Wednesday, December 23, 2020

Fit and (Don't) Finish

This is not an excuse to pull a DNF and give up on a project. Anyone who's been following this saga knows there have been plenty of opportunities to do that and occasionally motivation, too.

Instead, this is a rap on not being an optimist. That sounds dreary; let me try again: This is a rap on how to be a callused rivet-tough realist. They say that an optimist has more fun, but a pessimist is more often right. I've found both to be true, but a pessimist can't attack a project of any scale by starting with, "It's all gonna burn someday." You'll never get out of bed if you start there.

By the same token, the optimist also goes by the title 'cheap dreamer' and the DIY crowd is FULL of them. As a recovering cheap dreamer, I can tell you exactly what that looks like: All you see are the stars, all you smell is the sizzle, all you hear is the roar of the crowd. It is just as bad as the pessimist, but you usually spend a lot more money and still fail to achieve your goal...because your goal was either an unattainable utopia or a mislaid motive in the first place.

My restoration of a 1972-1/2 1302 Super Beetle was such a thing. I started with the idea of fixing up an old lump, dented and dinged, but mostly in moderate running condition and in the end had dumped well over $8000 and eight years into the utopian dream of creating an objet d'art which was a PERFECT reference restoration of exactly how the vehicle looked when it was delivered to the Anderson Family of Redwood City, California in May of 1972. It was perfect. Really, amazingly perfect. But I had lost the plot: This was no longer a vehicle I could drive for fun, it was an objet d'art fit for displaying at the Stiftung Auto Museum in Wolfsburg, Germany not for driving around and taking wear like a real car does.

I let my goal get away from me and realized in the end that my utopia wasn't sustainable. All that effort to fulfill a dream that hadn't been what I'd really wanted to do: I wanted to drive.

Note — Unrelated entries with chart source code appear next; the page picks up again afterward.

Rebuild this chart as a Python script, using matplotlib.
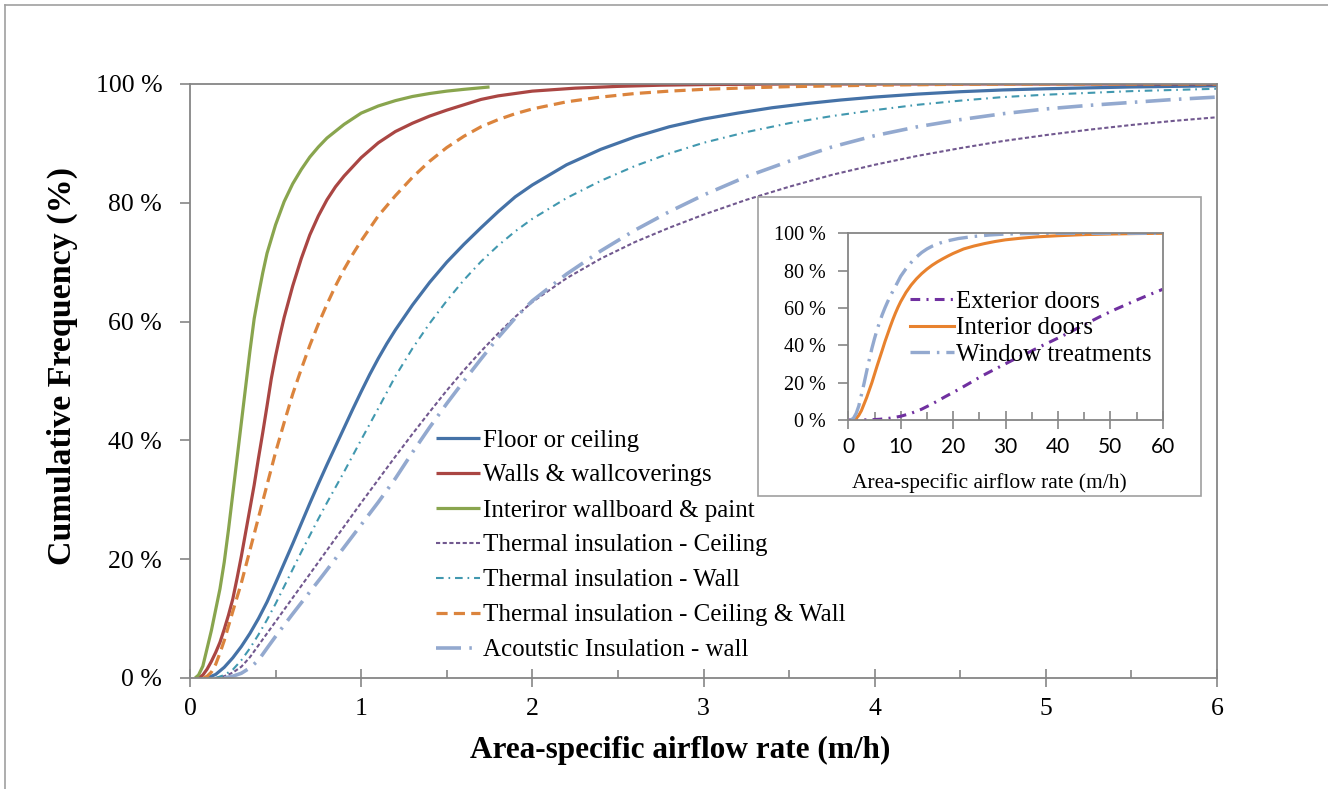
import matplotlib
matplotlib.use("Agg")
import matplotlib.pyplot as plt
from matplotlib.patches import Rectangle
from matplotlib.lines import Line2D

plt.rcParams['lines.scale_dashes'] = False
plt.rcParams['font.family'] = ['Liberation Serif', 'DejaVu Serif']

# ---------------- data ----------------
floor_x = [0.10, 0.15, 0.20, 0.25, 0.30, 0.35, 0.40, 0.45, 0.50, 0.55, 0.60, 0.65, 0.70, 0.75, 0.80, 0.85, 0.90, 0.95,
           1.00, 1.05, 1.10, 1.15, 1.20, 1.30, 1.40, 1.50, 1.60, 1.70, 1.80, 1.90, 2.00, 2.20, 2.40, 2.60, 2.80, 3.00,
           3.20, 3.40, 3.60, 3.80, 4.00, 4.25, 4.50, 4.75, 5.00, 5.50, 6.00]
floor_y = [0.0, 0.6, 1.8, 3.4, 5.3, 7.5, 10.0, 12.8, 16.0, 19.3, 22.6, 26.0, 29.4, 32.7, 35.9, 39.0, 42.1, 45.2,
           48.2, 51.1, 53.8, 56.3, 58.6, 62.8, 66.6, 70.0, 73.0, 75.8, 78.5, 81.0, 83.0, 86.4, 89.0, 91.1, 92.8, 94.1,
           95.1, 96.0, 96.7, 97.3, 97.8, 98.3, 98.7, 99.0, 99.2, 99.5, 99.7]

walls_x = [0.05, 0.075, 0.10, 0.125, 0.15, 0.175, 0.20, 0.225, 0.25, 0.275, 0.30, 0.325, 0.35, 0.375, 0.40, 0.425,
           0.45, 0.475, 0.50, 0.525, 0.55, 0.60, 0.65, 0.70, 0.75, 0.80, 0.85, 0.90, 1.00, 1.10, 1.20, 1.30, 1.40,
           1.50, 1.60, 1.70, 1.80, 2.00, 2.25, 2.50, 2.75, 3.00, 3.50, 6.00]
walls_y = [0.0, 0.5, 1.5, 2.8, 4.3, 6.0, 8.2, 10.6, 13.3, 16.8, 20.5, 24.5, 28.5, 32.5, 37.0, 41.3,
           45.8, 50.4, 54.2, 57.6, 60.7, 66.0, 70.6, 74.6, 77.8, 80.5, 82.7, 84.5, 87.6, 90.1, 92.0, 93.4, 94.6,
           95.6, 96.5, 97.4, 98.0, 98.8, 99.3, 99.6, 99.8, 99.9, 100.0, 100.0]

board_x = [0.03, 0.05, 0.075, 0.10, 0.125, 0.15, 0.175, 0.20, 0.225, 0.25, 0.275, 0.30, 0.325, 0.35, 0.375, 0.40,
           0.425, 0.45, 0.50, 0.55, 0.60, 0.65, 0.70, 0.75, 0.80, 0.90, 1.00, 1.10, 1.20, 1.30, 1.40, 1.50, 1.60, 1.75]
board_y = [0.0, 0.5, 2.0, 5.0, 8.0, 11.5, 15.0, 19.5, 25.0, 31.0, 37.0, 43.0, 49.0, 55.0, 60.5, 64.5,
           68.2, 71.5, 76.3, 80.2, 83.2, 85.6, 87.7, 89.4, 90.9, 93.2, 95.1, 96.3, 97.2, 97.9, 98.4, 98.8, 99.1, 99.5]

tic_x = [0.15, 0.20, 0.25, 0.30, 0.35, 0.40, 0.50, 0.60, 0.70, 0.80, 0.90, 1.00, 1.10, 1.20, 1.30, 1.40, 1.50,
         1.60, 1.70, 1.80, 1.90, 2.00, 2.20, 2.40, 2.60, 2.80, 3.00, 3.25, 3.50, 3.75, 4.00, 4.25, 4.50, 4.75,
         5.00, 5.25, 5.50, 5.75, 6.00]
tic_y = [0.0, 0.3, 0.9, 1.9, 3.5, 5.5, 9.5, 13.5, 17.5, 21.5, 25.5, 29.5, 33.4, 37.3, 41.1, 44.8, 48.4,
         51.8, 55.0, 58.0, 60.8, 63.3, 67.3, 70.6, 73.4, 75.8, 78.0, 80.5, 82.7, 84.7, 86.4, 87.9, 89.2, 90.4,
         91.4, 92.3, 93.1, 93.8, 94.4]

tiw_x = [0.15, 0.20, 0.25, 0.30, 0.35, 0.40, 0.45, 0.50, 0.55, 0.60, 0.65, 0.70, 0.75, 0.80, 0.85, 0.90, 0.95,
         1.00, 1.10, 1.20, 1.30, 1.40, 1.50, 1.60, 1.70, 1.80, 1.90, 2.00, 2.20, 2.40, 2.60, 2.80, 3.00, 3.25,
         3.50, 3.75, 4.00, 4.25, 4.50, 4.75, 5.00, 5.50, 6.00]
tiw_y = [0.0, 0.5, 1.4, 3.0, 5.0, 7.3, 9.8, 12.5, 15.4, 18.3, 21.2, 24.0, 26.8, 29.5, 32.1, 34.7, 37.4,
         40.1, 45.4, 50.8, 55.5, 59.7, 63.5, 67.0, 70.1, 72.8, 75.2, 77.3, 80.8, 83.7, 86.2, 88.3, 90.1, 91.9,
         93.4, 94.6, 95.6, 96.5, 97.2, 97.8, 98.2, 98.8, 99.2]

ticw_x = [0.08, 0.10, 0.125, 0.15, 0.175, 0.20, 0.25, 0.30, 0.35, 0.40, 0.45, 0.50, 0.55, 0.60, 0.65, 0.70, 0.75,
          0.80, 0.85, 0.90, 0.95, 1.00, 1.10, 1.20, 1.30, 1.40, 1.50, 1.60, 1.70, 1.80, 1.90, 2.00, 2.20, 2.40,
          2.60, 2.80, 3.00, 3.25, 3.50, 4.00, 4.50, 5.00, 6.00]
ticw_y = [0.0, 0.3, 1.0, 2.3, 4.2, 6.3, 11.2, 16.0, 21.5, 27.0, 32.5, 38.0, 43.0, 47.8, 52.0, 56.0, 59.6,
          62.9, 66.0, 68.8, 71.3, 73.6, 77.8, 81.2, 84.3, 87.0, 89.3, 91.2, 92.8, 94.0, 95.0, 95.8, 97.0, 97.8,
          98.4, 98.8, 99.1, 99.35, 99.55, 99.8, 99.95, 100.0, 100.0]

acou_x = [0.20, 0.25, 0.30, 0.35, 0.40, 0.457, 0.50, 0.60, 0.70, 0.76, 0.80, 0.90, 1.00, 1.10, 1.20, 1.30, 1.40,
          1.50, 1.60, 1.70, 1.80, 1.90, 2.00, 2.20, 2.40, 2.60, 2.80, 3.00, 3.25, 3.50, 3.75, 4.00, 4.25, 4.50,
          4.75, 5.00, 5.25, 5.50, 5.75, 6.00]
acou_y = [0.0, 0.3, 0.8, 1.7, 3.0, 5.3, 7.0, 10.8, 14.5, 16.7, 18.2, 22.0, 25.8, 29.6, 33.6, 38.0, 42.2,
          46.2, 50.0, 53.7, 57.3, 60.6, 63.5, 68.0, 71.9, 75.4, 78.5, 81.3, 84.4, 87.0, 89.4, 91.3, 92.8, 94.0,
          95.0, 95.8, 96.4, 96.9, 97.4, 97.8]

ext_x = [0, 4, 6, 8, 10, 12, 14, 16, 18.5, 21, 23, 25.5, 27.7, 30, 32, 34.5, 36.6, 39, 42, 45, 48, 51, 54, 57, 60]
ext_y = [0.0, 0.1, 0.4, 1.0, 2.0, 3.6, 5.8, 8.6, 12.5, 16.3, 19.5, 23.6, 26.8, 30.1, 33.0, 36.3, 39.3, 42.5,
         46.6, 51.0, 55.3, 59.3, 63.0, 66.6, 70.0]

intd_x = [0.9, 1.5, 2, 2.5, 3, 3.5, 4, 4.5, 5, 5.5, 6, 6.5, 7, 7.5, 8, 8.5, 9, 9.5, 10, 11, 12, 13, 14, 15, 16,
          17, 18, 19, 20, 22, 24, 26, 28, 30, 33, 36, 40, 45, 50, 55, 60]
intd_y = [0.0, 0.8, 2.5, 5.0, 8.5, 12.0, 16.0, 20.0, 24.5, 29.0, 33.3, 37.6, 42.0, 46.0, 50.0, 53.8, 57.3, 60.5,
          63.4, 68.3, 72.3, 75.6, 78.4, 80.8, 82.9, 84.7, 86.3, 87.8, 89.2, 91.6, 93.2, 94.5, 95.6, 96.5, 97.4,
          98.1, 98.7, 99.3, 99.6, 99.85, 100.0]

win_x = [0.5, 1, 1.5, 2, 2.5, 3, 3.5, 4, 4.5, 5, 5.5, 6, 6.5, 7, 7.5, 8, 8.5, 9, 10, 11, 12, 13, 14, 15, 16,
         17.5, 19, 21, 23.9, 27, 30, 35, 40, 60]
win_y = [0.0, 1.0, 3.5, 7.5, 13.5, 19.5, 26.0, 32.3, 38.3, 43.6, 48.4, 52.7, 56.6, 60.1, 63.3, 66.3, 69.0, 71.6,
         77.0, 81.0, 84.4, 87.3, 89.7, 91.6, 93.1, 94.8, 96.0, 97.2, 98.3, 99.1, 99.6, 99.9, 100.0, 100.0]

main_labels = ["Floor or ceiling", "Walls & wallcoverings", "Interiror wallboard & paint",
               "Thermal insulation - Ceiling", "Thermal insulation - Wall",
               "Thermal insulation - Ceiling & Wall", "Acoutstic Insulation - wall"]
inset_labels = ["Exterior doors", "Interior doors", "Window treatments"]

main_xticks = [0, 1, 2, 3, 4, 5, 6]
yticks = [0, 20, 40, 60, 80, 100]
ytick_labels = ["0 %", "20 %", "40 %", "60 %", "80 %", "100 %"]
inset_xticks = [0, 10, 20, 30, 40, 50, 60]

xlabel = "Area-specific airflow rate (m/h)"
ylabel = "Cumulative Frequency (%)"

# ---------------- figure ----------------
W, H = 1328, 789
fig = plt.figure(figsize=(W / 100, H / 100), dpi=100)

def fx(px):
    return px / W

def fy(py):
    return 1 - py / H

gray = "#868686"

# outer frame (left and top edges visible)
fig.add_artist(Line2D([fx(5), fx(5)], [fy(5), 0], color="#a0a0a0", lw=1.2))
fig.add_artist(Line2D([fx(5), 1], [fy(5), fy(5)], color="#a0a0a0", lw=1.2))

ax = fig.add_axes([fx(190), fy(678), fx(1217) - fx(190), fy(84) - fy(678)])
ax.set_xlim(0, 6)
ax.set_ylim(0, 100)

series = [
    (floor_x, floor_y, dict(color="#4572A7", lw=2.3, ls="-")),
    (walls_x, walls_y, dict(color="#AA4643", lw=2.3, ls="-")),
    (board_x, board_y, dict(color="#89A54E", lw=2.3, ls="-")),
    (tic_x, tic_y, dict(color="#71588F", lw=1.5, ls=(0, (3.0, 1.8)))),
    (tiw_x, tiw_y, dict(color="#4198AF", lw=1.5, ls=(0, (5.5, 3.5, 1.2, 3.5)))),
    (ticw_x, ticw_y, dict(color="#DB843D", lw=2.3, ls=(0, (8, 4.5)))),
    (acou_x, acou_y, dict(color="#93A9CF", lw=2.6, ls=(0, (18, 6, 1.8, 6)))),
]
handles = []
for (xs, ys, st), lab in zip(series, main_labels):
    h, = ax.plot(xs, ys, label=lab, solid_capstyle="butt", dash_capstyle="butt",
                 solid_joinstyle="round", **st)
    handles.append(h)

for s in ax.spines.values():
    s.set_color(gray)
    s.set_linewidth(1.3)

ax.set_xticks(main_xticks)
ax.set_xticklabels([str(v) for v in main_xticks])
ax.set_xticks([0.5, 1.5, 2.5, 3.5, 4.5, 5.5], minor=True)
ax.set_yticks(yticks)
ax.set_yticklabels(ytick_labels)
ax.tick_params(axis="x", which="major", direction="inout", length=13, width=1.2, color=gray,
               labelsize=18.5, pad=8)
ax.tick_params(axis="x", which="minor", direction="in", length=6, width=1.2, color=gray)
ax.tick_params(axis="y", which="major", direction="out", length=7, width=1.2, color=gray,
               labelsize=18.5, pad=13)

leg = ax.legend(handles=handles, loc="upper left", bbox_to_anchor=(fx(436), fy(429)),
                bbox_transform=fig.transFigure, frameon=False, fontsize=18,
                handlelength=1.75, handletextpad=0.15, labelspacing=0.5, borderpad=0,
                borderaxespad=0)

fig.text(fx(680), fy(750), xlabel, ha="center", va="center", fontsize=22.5, fontweight="bold")
fig.text(fx(62), fy(366), ylabel, ha="center", va="center", rotation=90, fontsize=24.5,
         fontweight="bold")

# ---------------- inset ----------------
fig.add_artist(Rectangle((fx(758), fy(496)), fx(1201) - fx(758), fy(197) - fy(496),
                         transform=fig.transFigure, facecolor="white", edgecolor="#a0a0a0",
                         lw=1.2, zorder=3))
axi = fig.add_axes([fx(848.3), fy(420), fx(1162.7) - fx(848.3), fy(233.3) - fy(420)], zorder=4)
axi.set_xlim(0, 60)
axi.set_ylim(0, 100)
h1, = axi.plot(ext_x, ext_y, color="#7030A0", lw=2.2, ls=(0, (7, 4.5, 1.5, 4.5)),
               dash_capstyle="butt")
h2, = axi.plot(intd_x, intd_y, color="#E8822E", lw=2.2, ls="-", solid_joinstyle="round")
h3, = axi.plot(win_x, win_y, color="#93A9CF", lw=2.4, ls=(0, (14, 5, 1.8, 5)),
               dash_capstyle="butt")
for s in axi.spines.values():
    s.set_color(gray)
    s.set_linewidth(1.3)
axi.set_xticks(inset_xticks)
axi.set_xticklabels([str(v) for v in inset_xticks], fontfamily="Lato", fontsize=15)
axi.set_xticks([5, 15, 25, 35, 45, 55], minor=True)
axi.set_yticks(yticks)
axi.set_yticklabels(ytick_labels)
axi.tick_params(axis="x", which="major", direction="inout", length=13, width=1.2, color=gray,
                pad=6)
axi.tick_params(axis="x", which="minor", direction="in", length=6, width=1.2, color=gray)
axi.tick_params(axis="y", which="major", direction="out", length=7, width=1.2, color=gray,
                labelsize=14.5, pad=9)
axi.legend([h1, h2, h3], inset_labels, loc="upper left", bbox_to_anchor=(fx(910), fy(290)),
           bbox_transform=fig.transFigure, frameon=False, fontsize=18, handlelength=1.75,
           handletextpad=0.1, labelspacing=0.17, borderpad=0, borderaxespad=0)
fig.text(fx(989), fy(483), xlabel, ha="center", va="center", fontsize=15.5, zorder=5)

fig.savefig("out.png", dpi=100)
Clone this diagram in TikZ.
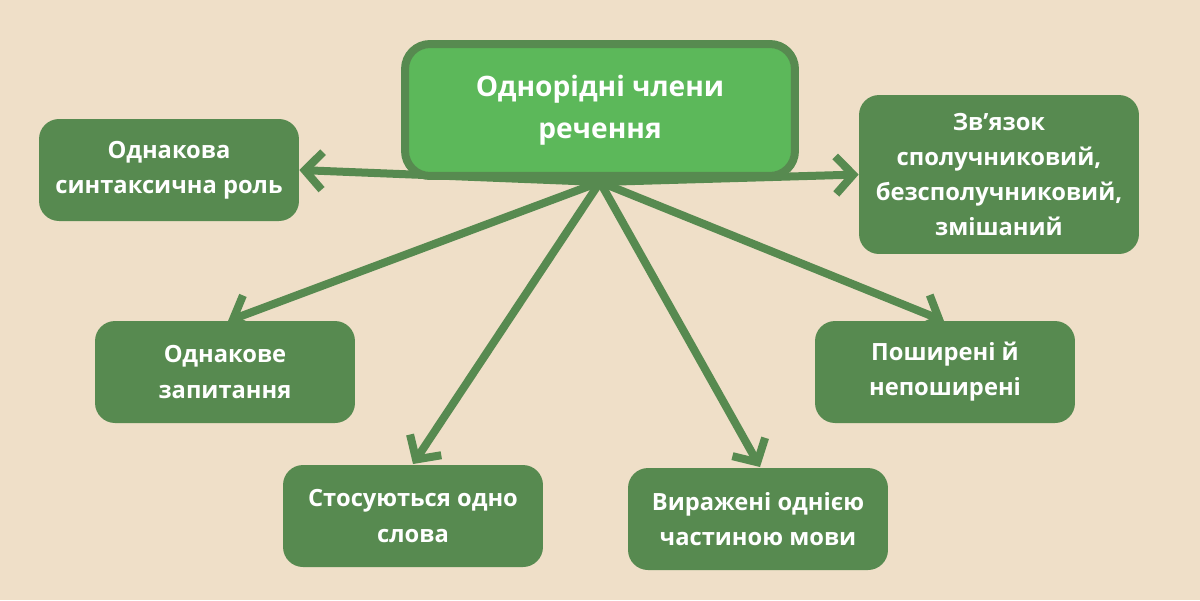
\documentclass[tikz,border=0pt]{standalone}
\usepackage{fontspec}
\setmainfont{Open Sans}
\usetikzlibrary{arrows.meta}
\definecolor{bg}{HTML}{EFDFC8}
\definecolor{dg}{HTML}{578A50}
\definecolor{lg}{HTML}{5CB85A}
\tikzset{
  box/.style={fill=dg,rounded corners=0.4cm,text=white,font=\bfseries\fontsize{13.5}{20}\selectfont,align=center,inner sep=0pt},
  conn/.style={draw=dg,line width=0.16cm,-{Straight Barb[length=0.35cm,width=0.75cm,line width=0.16cm]}}
}
\begin{document}
\begin{tikzpicture}[x=0.02cm,y=-0.02cm]
\fill[bg] (0,0) rectangle (1200,600);
\useasboundingbox (0,0) rectangle (1200,600);
\coordinate (hub) at (600,182);
\node[box,minimum width=5.2cm,minimum height=2.04cm] (a) at (169,170) {Однакова\\синтаксична роль};
\node[box,minimum width=5.6cm,minimum height=3.18cm] (b) at (999,174.5) {Зв'язок\\сполучниковий,\\безсполучниковий,\\змішаний};
\node[box,minimum width=5.2cm,minimum height=2.04cm] (c) at (225,372) {Однакове\\запитання};
\node[box,minimum width=5.2cm,minimum height=2.04cm] (d) at (945,372) {Поширені й\\непоширені};
\node[box,minimum width=5.2cm,minimum height=2.04cm] (e) at (413,516) {Стосуються одно\\слова};
\node[box,minimum width=5.2cm,minimum height=2.04cm] (f) at (758,519) {Виражені однією\\частиною мови};
\draw[conn] (hub) -- (a.east);
\draw[conn] (hub) -- (b.west);
\draw[conn] (hub) -- (228,321);
\draw[conn] (hub) -- (944,321);
\draw[conn] (hub) -- (413,464);
\draw[conn] (hub) -- (760,467);
\node[fill=lg,draw=dg,line width=0.16cm,rounded corners=0.5cm,minimum width=7.8cm,minimum height=2.64cm,text=white,font=\bfseries\fontsize{16}{24}\selectfont,align=center] (m) at (600,110) {Однорідні члени\\речення};
\end{tikzpicture}
\end{document}
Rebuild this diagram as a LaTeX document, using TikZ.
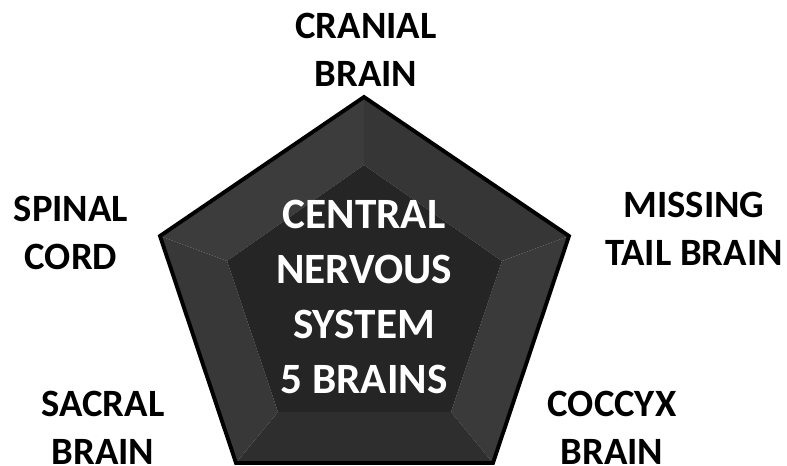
\documentclass[tikz,border=0pt]{standalone}
\usepackage{fontspec}
\setmainfont{Carlito}
\begin{document}
\begin{tikzpicture}[x=0.2mm,y=-0.2mm,
        brainlabel/.style={font=\fontsize{22}{27.4}\selectfont\bfseries,align=center,inner sep=0pt},
        centerlabel/.style={font=\fontsize{24.6}{31.2}\selectfont\bfseries,align=center,inner sep=0pt,text=white}]
        \useasboundingbox (0,0) rectangle (787,466);
        % outer and inner corners of the pentagon
        \coordinate (o1) at (364,97);
        \coordinate (o2) at (569,236);
        \coordinate (o3) at (493,463);
        \coordinate (o4) at (236,463);
        \coordinate (o5) at (160,236);
        \coordinate (i1) at (364,165);
        \coordinate (i2) at (502,261);
        \coordinate (i3) at (451,412);
        \coordinate (i4) at (278,412);
        \coordinate (i5) at (227,261);
        % bevel faces
        \fill[fill={rgb,255:red,54;green,54;blue,54}] (o1) -- (o2) -- (i2) -- (i1) -- cycle;
        \fill[fill={rgb,255:red,58;green,58;blue,58}] (o2) -- (o3) -- (i3) -- (i2) -- cycle;
        \fill[fill={rgb,255:red,46;green,46;blue,46}] (o3) -- (o4) -- (i4) -- (i3) -- cycle;
        \fill[fill={rgb,255:red,56;green,56;blue,56}] (o4) -- (o5) -- (i5) -- (i4) -- cycle;
        \fill[fill={rgb,255:red,60;green,60;blue,60}] (o5) -- (o1) -- (i1) -- (i5) -- cycle;
        \fill[fill={rgb,255:red,37;green,37;blue,37}] (i1) -- (i2) -- (i3) -- (i4) -- (i5) -- cycle;
        \draw[line width=2.2pt,line join=miter] (o1) -- (o2) -- (o3) -- (o4) -- (o5) -- cycle;
        % labels
        \node[centerlabel] (cns) at (364,297) {CENTRAL\\NERVOUS\\SYSTEM\\5 BRAINS};
        \node[brainlabel] (cranial) at (366,50) {CRANIAL\\BRAIN};
        \node[brainlabel] (spinal) at (71,233) {SPINAL\\CORD};
        \node[brainlabel] (tail) at (694,229) {MISSING\\TAIL BRAIN};
        \node[brainlabel] (sacral) at (103,428) {SACRAL\\BRAIN};
        \node[brainlabel] (coccyx) at (612,428) {COCCYX\\BRAIN};
\end{tikzpicture}
\end{document}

So while I'm clear-eyed on the subject, I though I'd comment on what twenty-five years in the hobby has taught me about fiddling with old cars on a budget. This is for someone who is a realist, or wants to be. The pessimist will stop reading now, "because it doesn't matter, 'cause everything goes wrong." The starry-eyed optimist will stop reading now, because they might not like the taste of the truth to follow. The courageous realist will suck it up and see if there's something worth learning.

First, what is your goal? I let my goal drift on that Beetle and made myself and my wife miserable as I chased a unicorn. We'd have been having fun driving it for many years if I'd just tuned up and sorted the few bum items. If you don't have a clear goal in mind, you're going to waste a lot of money and a lot of time and maybe not get what you want in the end.

So after you've defined your goal and nailed it to the barn, you've got to measure your resources: physical, financial, psychological, and your most un-replenishable resource, time. Having looked those four goons in the eye, the realist can then decide with the cold cash-register heart of a banker what he's really capable of accomplishing.

I'm going to be really brutal here:



You have four buckets in your life that resources flow into and out of: Physical, Emotional, Time, and Money. Almost everyone understands the money one: If you spend more than you earn, pretty soon you're out on the street. If you have a deficit in physical resources (such as, you're disabled) then you're going to constantly be taking from the other three buckets to make up for it. (It will be hard on you emotionally, everything takes more time for you, and it costs more just to get by.)

If you have good friends who can offer moral support, that can sometimes make up for a lack of financial resources. "I'm poor, but I have friends, so I'm ok." This is where it gets real: You've got to have a reasonable balance of all of these resources to succeed in your project...any project. If you throw everything in all four buckets into your business, even if you become successful (refilling the time and money buckets) there's a good chance that you have ruined your health and broken your own ability to maintain relationships. How many stories do we hear about dying young with all the money, bodies and relationships wrecked? The 27 Club?

I'm not saying I like this. Frankly, I hate it. I want to do what I want to do, and to hell with everything else. (Said by me at my most selfish, and by every punk 14 year old.) But that isn't the budget we have in life. The buckets are. You replenish and draw from each at need, and the person who "doesn't worry about one kind of bucket" isn't free, they're crazy. Think about that for a minute: its true.

The pessimist quits before they begin: they're a hoarder of their resources. The 'cheap dreamer' assumes that all of the buckets are bottomless, and gets jolted by a sudden stop when they hit the bottom of one or more buckets and there is no more.

Be a realist. Consider what your buckets really look like and then spend your resources wisely.